У него имелось одно высшее преимущество: он не был связан прецедентами. Предыдущие императоры правили через посредство нескольких органов исполнительной власти. Хубилай понял, что это станет верным путем к катастрофе, поэтому организовал лишь один такой орган — Центральный Секретариат, с собой во главе. Далее, по нисходящей, следовали главные советники (обычно двое-трое, а иной раз до пяти), тайные советники, помощники, примерно две сотни чиновников и тысяча писцов на 18 уровнях; статус каждого подробно определялся такими категориями, как старшинство, титул, жалованье и привилегии.[62]

Секретариат контролировал шесть управлений — Кадров, Доходов, Обрядов, Войны, Наказаний и Общественных работ, в каждом из которых работали десятки департаментов. В управлении Общественных работ, к примеру, их было 53, в том числе отделы, занимающиеся буддийскими иконами, восковыми отливками, бронзовым литьем, ремесленниками, работающими по агату и нефриту, каменщиками, резчиками по дереву, художниками, ткачами, красильщиками, коврами, юртами, печами для обжига и кожевенными работами. Проверкой всех управлений и их отделов занимался Цензорат, своего рода государственное ревизионное управление с тремя национальными штаб-квартирами.

Совершенно особняком от гражданской администрации стоял Военный Совет. Военное управление всего лишь связывало его с гражданской службой. Оно было учреждено Хубилаем после Шаньдунского мятежа Ли Таня в 1262 году в качестве гаранта его власти. Военный Совет был чисто монгольской организацией, совершенно секретной, с монгольским штатом сотрудников; никакие китайцы не допускались туда ни под каким видом, чтобы не дать им узнать о силе, расположении и вооружении войск.
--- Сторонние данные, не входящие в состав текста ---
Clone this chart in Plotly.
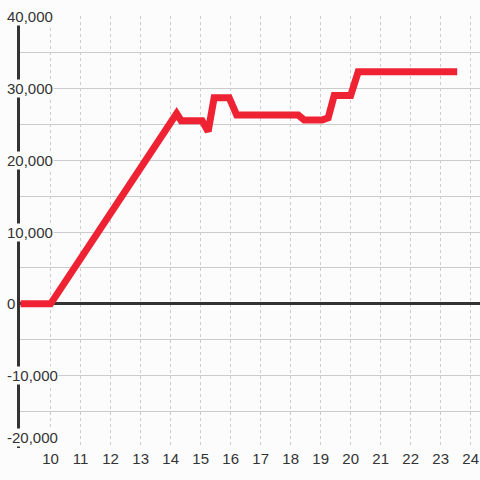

Совет контролировал все вооруженные силы, в том числе назначение офицеров, обучение китайских и среднеазиатских частей, вел учет и проводил собственные ревизии. Это было, наверное, величайшим проявлением административного гения Хубилая. Чингис создал внеплеменную систему, обязанную личной верностью ему самому. Хубилай понял, что столь огромная и прочная бюрократия, созданная им, будет сильно отдалена от него как личности. Ее состав — по большей части бумажные души, а не полководцев — нужно было сделать верным иной сущности: не сегодня живому, а завтра покойному императору, но государству.